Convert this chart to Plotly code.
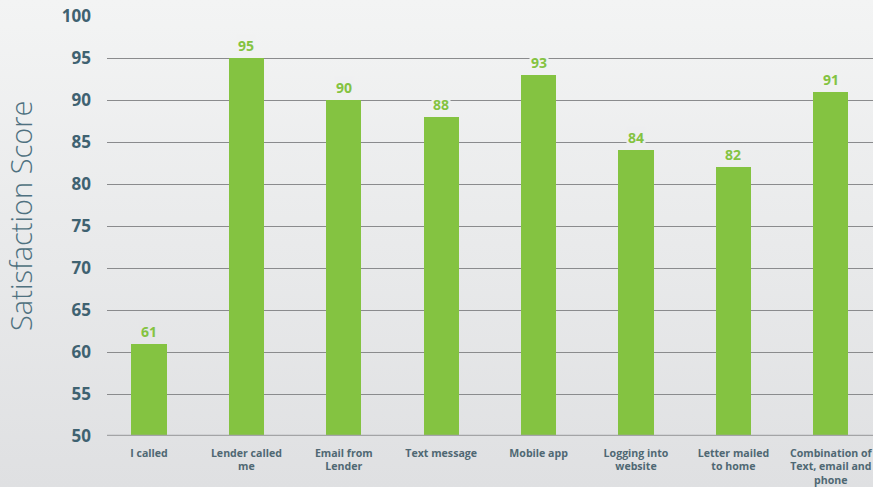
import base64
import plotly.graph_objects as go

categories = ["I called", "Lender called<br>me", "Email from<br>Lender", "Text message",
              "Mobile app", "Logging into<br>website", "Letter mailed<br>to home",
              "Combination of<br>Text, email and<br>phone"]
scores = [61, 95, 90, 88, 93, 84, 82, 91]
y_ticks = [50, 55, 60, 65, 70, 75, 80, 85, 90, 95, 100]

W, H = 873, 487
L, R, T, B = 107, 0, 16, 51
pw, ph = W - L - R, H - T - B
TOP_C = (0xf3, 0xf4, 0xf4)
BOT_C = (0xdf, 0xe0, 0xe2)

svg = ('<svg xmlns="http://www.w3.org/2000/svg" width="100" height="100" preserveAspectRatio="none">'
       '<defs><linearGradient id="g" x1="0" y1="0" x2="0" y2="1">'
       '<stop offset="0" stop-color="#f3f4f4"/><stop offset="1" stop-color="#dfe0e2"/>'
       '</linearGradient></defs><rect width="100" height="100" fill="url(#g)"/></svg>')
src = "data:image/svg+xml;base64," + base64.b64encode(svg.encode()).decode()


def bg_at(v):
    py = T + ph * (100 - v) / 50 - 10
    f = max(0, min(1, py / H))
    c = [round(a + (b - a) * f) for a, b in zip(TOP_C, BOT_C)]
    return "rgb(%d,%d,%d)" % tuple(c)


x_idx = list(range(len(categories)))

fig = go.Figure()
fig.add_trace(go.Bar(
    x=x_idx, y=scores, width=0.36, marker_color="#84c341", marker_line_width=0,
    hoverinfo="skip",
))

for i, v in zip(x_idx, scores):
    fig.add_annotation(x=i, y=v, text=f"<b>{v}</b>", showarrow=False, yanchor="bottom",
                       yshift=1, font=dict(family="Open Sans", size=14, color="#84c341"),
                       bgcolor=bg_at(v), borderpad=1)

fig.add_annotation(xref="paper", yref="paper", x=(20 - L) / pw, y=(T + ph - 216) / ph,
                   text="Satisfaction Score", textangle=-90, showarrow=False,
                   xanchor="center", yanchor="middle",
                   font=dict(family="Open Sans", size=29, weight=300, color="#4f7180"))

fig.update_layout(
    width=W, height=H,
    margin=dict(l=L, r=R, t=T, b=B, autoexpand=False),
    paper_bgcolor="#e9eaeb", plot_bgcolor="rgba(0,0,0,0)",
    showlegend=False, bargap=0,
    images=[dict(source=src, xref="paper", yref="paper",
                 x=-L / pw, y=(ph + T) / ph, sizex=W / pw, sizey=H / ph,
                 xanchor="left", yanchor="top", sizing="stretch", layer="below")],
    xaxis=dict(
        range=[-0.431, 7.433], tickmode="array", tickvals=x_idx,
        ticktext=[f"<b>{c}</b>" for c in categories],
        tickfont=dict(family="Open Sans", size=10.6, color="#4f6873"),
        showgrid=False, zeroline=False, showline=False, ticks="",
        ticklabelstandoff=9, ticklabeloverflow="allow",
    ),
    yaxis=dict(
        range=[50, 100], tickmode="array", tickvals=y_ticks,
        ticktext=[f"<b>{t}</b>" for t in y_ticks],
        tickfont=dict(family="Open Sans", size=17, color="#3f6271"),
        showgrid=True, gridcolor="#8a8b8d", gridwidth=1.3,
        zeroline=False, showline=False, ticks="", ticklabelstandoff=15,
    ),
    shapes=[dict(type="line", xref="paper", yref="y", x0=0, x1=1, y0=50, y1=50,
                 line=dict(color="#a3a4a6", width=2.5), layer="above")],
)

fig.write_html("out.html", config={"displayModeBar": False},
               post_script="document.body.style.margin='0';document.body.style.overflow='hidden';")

* * * *

### What to work on
Everything from the top line of the data down to and including the line with "BOT_C = (0xdf, 0xe0, 0xe2)" is to be copied, except the pictures.

### Complete output
Convert this chart to Plotly code.
import base64
import plotly.graph_objects as go

categories = ["I called", "Lender called<br>me", "Email from<br>Lender", "Text message",
              "Mobile app", "Logging into<br>website", "Letter mailed<br>to home",
              "Combination of<br>Text, email and<br>phone"]
scores = [61, 95, 90, 88, 93, 84, 82, 91]
y_ticks = [50, 55, 60, 65, 70, 75, 80, 85, 90, 95, 100]

W, H = 873, 487
L, R, T, B = 107, 0, 16, 51
pw, ph = W - L - R, H - T - B
TOP_C = (0xf3, 0xf4, 0xf4)
BOT_C = (0xdf, 0xe0, 0xe2)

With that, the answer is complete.